> WORK INSTRUCTIONS
Every line below should be repeated exactly.

Entries taken from a collection:
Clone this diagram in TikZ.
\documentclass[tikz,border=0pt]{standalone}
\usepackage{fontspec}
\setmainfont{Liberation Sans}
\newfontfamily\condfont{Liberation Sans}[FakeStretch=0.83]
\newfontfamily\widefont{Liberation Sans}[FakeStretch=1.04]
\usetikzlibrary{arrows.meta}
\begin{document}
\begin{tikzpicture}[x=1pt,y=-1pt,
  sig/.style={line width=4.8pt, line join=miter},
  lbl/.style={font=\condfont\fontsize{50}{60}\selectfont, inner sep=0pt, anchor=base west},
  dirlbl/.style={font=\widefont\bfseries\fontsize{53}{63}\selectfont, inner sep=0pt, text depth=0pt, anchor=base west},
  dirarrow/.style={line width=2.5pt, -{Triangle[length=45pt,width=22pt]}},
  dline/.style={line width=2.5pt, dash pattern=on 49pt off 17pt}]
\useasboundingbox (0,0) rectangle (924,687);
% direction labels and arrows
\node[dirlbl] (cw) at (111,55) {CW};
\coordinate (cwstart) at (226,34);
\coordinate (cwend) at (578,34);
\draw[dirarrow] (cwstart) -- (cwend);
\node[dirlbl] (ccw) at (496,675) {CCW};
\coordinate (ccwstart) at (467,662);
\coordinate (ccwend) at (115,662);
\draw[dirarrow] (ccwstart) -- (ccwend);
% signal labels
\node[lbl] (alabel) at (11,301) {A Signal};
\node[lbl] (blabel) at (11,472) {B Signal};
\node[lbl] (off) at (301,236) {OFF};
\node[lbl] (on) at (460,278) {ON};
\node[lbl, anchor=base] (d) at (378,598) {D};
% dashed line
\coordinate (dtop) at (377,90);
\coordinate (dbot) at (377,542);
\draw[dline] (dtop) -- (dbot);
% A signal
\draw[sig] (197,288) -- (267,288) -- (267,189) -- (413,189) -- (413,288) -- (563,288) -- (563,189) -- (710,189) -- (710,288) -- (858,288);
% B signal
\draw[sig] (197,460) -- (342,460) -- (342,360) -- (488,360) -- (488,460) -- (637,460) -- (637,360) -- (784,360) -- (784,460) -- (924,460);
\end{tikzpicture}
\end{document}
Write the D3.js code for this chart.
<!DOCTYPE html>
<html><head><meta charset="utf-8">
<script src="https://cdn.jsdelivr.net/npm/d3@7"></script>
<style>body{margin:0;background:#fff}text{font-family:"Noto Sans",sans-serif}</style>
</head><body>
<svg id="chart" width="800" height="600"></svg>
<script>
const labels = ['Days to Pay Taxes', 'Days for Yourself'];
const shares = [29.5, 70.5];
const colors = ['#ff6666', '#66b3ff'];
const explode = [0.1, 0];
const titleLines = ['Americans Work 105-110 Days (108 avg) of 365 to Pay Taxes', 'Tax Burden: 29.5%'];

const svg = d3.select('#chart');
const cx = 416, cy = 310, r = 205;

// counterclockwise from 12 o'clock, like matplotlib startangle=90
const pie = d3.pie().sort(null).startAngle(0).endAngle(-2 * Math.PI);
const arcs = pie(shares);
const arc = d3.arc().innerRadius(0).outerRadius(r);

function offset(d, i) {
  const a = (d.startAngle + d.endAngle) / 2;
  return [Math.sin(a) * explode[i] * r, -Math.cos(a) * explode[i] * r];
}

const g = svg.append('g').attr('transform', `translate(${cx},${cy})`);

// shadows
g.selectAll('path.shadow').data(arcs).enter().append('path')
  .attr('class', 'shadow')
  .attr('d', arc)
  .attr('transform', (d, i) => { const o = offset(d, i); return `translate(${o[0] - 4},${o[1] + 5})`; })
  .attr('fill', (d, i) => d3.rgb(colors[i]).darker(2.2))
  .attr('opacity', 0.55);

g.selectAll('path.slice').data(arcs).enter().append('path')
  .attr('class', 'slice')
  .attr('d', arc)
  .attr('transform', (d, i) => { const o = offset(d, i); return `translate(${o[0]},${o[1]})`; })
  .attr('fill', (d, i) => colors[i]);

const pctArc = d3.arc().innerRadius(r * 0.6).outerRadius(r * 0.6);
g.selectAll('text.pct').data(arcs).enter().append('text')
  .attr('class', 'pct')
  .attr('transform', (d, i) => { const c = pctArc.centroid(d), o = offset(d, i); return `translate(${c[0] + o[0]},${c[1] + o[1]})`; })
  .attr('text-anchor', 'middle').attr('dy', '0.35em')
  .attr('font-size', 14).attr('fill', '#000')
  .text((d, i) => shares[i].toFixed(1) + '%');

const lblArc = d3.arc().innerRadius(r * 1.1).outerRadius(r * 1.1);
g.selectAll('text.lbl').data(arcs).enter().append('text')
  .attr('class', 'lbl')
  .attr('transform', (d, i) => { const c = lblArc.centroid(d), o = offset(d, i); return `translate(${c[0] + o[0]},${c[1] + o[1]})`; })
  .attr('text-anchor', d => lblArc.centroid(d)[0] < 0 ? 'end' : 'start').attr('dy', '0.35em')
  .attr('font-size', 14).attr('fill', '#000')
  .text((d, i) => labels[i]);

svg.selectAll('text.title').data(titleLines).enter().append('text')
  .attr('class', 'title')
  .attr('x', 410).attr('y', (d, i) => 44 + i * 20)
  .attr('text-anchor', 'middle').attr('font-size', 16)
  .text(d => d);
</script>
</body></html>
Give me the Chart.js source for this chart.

> ANSWER TO THE EXERCISE
Clone this diagram in TikZ.
\documentclass[tikz,border=0pt]{standalone}
\usepackage{fontspec}
\setmainfont{Liberation Sans}
\newfontfamily\condfont{Liberation Sans}[FakeStretch=0.83]
\newfontfamily\widefont{Liberation Sans}[FakeStretch=1.04]
\usetikzlibrary{arrows.meta}
\begin{document}
\begin{tikzpicture}[x=1pt,y=-1pt,
  sig/.style={line width=4.8pt, line join=miter},
  lbl/.style={font=\condfont\fontsize{50}{60}\selectfont, inner sep=0pt, anchor=base west},
  dirlbl/.style={font=\widefont\bfseries\fontsize{53}{63}\selectfont, inner sep=0pt, text depth=0pt, anchor=base west},
  dirarrow/.style={line width=2.5pt, -{Triangle[length=45pt,width=22pt]}},
  dline/.style={line width=2.5pt, dash pattern=on 49pt off 17pt}]
\useasboundingbox (0,0) rectangle (924,687);
% direction labels and arrows
\node[dirlbl] (cw) at (111,55) {CW};
\coordinate (cwstart) at (226,34);
\coordinate (cwend) at (578,34);
\draw[dirarrow] (cwstart) -- (cwend);
\node[dirlbl] (ccw) at (496,675) {CCW};
\coordinate (ccwstart) at (467,662);
\coordinate (ccwend) at (115,662);
\draw[dirarrow] (ccwstart) -- (ccwend);
% signal labels
\node[lbl] (alabel) at (11,301) {A Signal};
\node[lbl] (blabel) at (11,472) {B Signal};
\node[lbl] (off) at (301,236) {OFF};
\node[lbl] (on) at (460,278) {ON};
\node[lbl, anchor=base] (d) at (378,598) {D};
% dashed line
\coordinate (dtop) at (377,90);
\coordinate (dbot) at (377,542);
\draw[dline] (dtop) -- (dbot);
% A signal
\draw[sig] (197,288) -- (267,288) -- (267,189) -- (413,189) -- (413,288) -- (563,288) -- (563,189) -- (710,189) -- (710,288) -- (858,288);
% B signal
\draw[sig] (197,460) -- (342,460) -- (342,360) -- (488,360) -- (488,460) -- (637,460) -- (637,360) -- (784,360) -- (784,460) -- (924,460);
\end{tikzpicture}
\end{document}
Write the D3.js code for this chart.
<!DOCTYPE html>
<html><head><meta charset="utf-8">
<script src="https://cdn.jsdelivr.net/npm/d3@7"></script>
<style>body{margin:0;background:#fff}text{font-family:"Noto Sans",sans-serif}</style>
</head><body>
<svg id="chart" width="800" height="600"></svg>
<script>
const labels = ['Days to Pay Taxes', 'Days for Yourself'];
const shares = [29.5, 70.5];
const colors = ['#ff6666', '#66b3ff'];
const explode = [0.1, 0];
const titleLines = ['Americans Work 105-110 Days (108 avg) of 365 to Pay Taxes', 'Tax Burden: 29.5%'];

const svg = d3.select('#chart');
const cx = 416, cy = 310, r = 205;

// counterclockwise from 12 o'clock, like matplotlib startangle=90
const pie = d3.pie().sort(null).startAngle(0).endAngle(-2 * Math.PI);
const arcs = pie(shares);
const arc = d3.arc().innerRadius(0).outerRadius(r);

function offset(d, i) {
  const a = (d.startAngle + d.endAngle) / 2;
  return [Math.sin(a) * explode[i] * r, -Math.cos(a) * explode[i] * r];
}

const g = svg.append('g').attr('transform', `translate(${cx},${cy})`);

// shadows
g.selectAll('path.shadow').data(arcs).enter().append('path')
  .attr('class', 'shadow')
  .attr('d', arc)
  .attr('transform', (d, i) => { const o = offset(d, i); return `translate(${o[0] - 4},${o[1] + 5})`; })
  .attr('fill', (d, i) => d3.rgb(colors[i]).darker(2.2))
  .attr('opacity', 0.55);

g.selectAll('path.slice').data(arcs).enter().append('path')
  .attr('class', 'slice')
  .attr('d', arc)
  .attr('transform', (d, i) => { const o = offset(d, i); return `translate(${o[0]},${o[1]})`; })
  .attr('fill', (d, i) => colors[i]);

const pctArc = d3.arc().innerRadius(r * 0.6).outerRadius(r * 0.6);
g.selectAll('text.pct').data(arcs).enter().append('text')
  .attr('class', 'pct')
  .attr('transform', (d, i) => { const c = pctArc.centroid(d), o = offset(d, i); return `translate(${c[0] + o[0]},${c[1] + o[1]})`; })
  .attr('text-anchor', 'middle').attr('dy', '0.35em')
  .attr('font-size', 14).attr('fill', '#000')
  .text((d, i) => shares[i].toFixed(1) + '%');

const lblArc = d3.arc().innerRadius(r * 1.1).outerRadius(r * 1.1);
g.selectAll('text.lbl').data(arcs).enter().append('text')
  .attr('class', 'lbl')
  .attr('transform', (d, i) => { const c = lblArc.centroid(d), o = offset(d, i); return `translate(${c[0] + o[0]},${c[1] + o[1]})`; })
  .attr('text-anchor', d => lblArc.centroid(d)[0] < 0 ? 'end' : 'start').attr('dy', '0.35em')
  .attr('font-size', 14).attr('fill', '#000')
  .text((d, i) => labels[i]);

svg.selectAll('text.title').data(titleLines).enter().append('text')
  .attr('class', 'title')
  .attr('x', 410).attr('y', (d, i) => 44 + i * 20)
  .attr('text-anchor', 'middle').attr('font-size', 16)
  .text(d => d);
</script>
</body></html>
Give me the Chart.js source for this chart.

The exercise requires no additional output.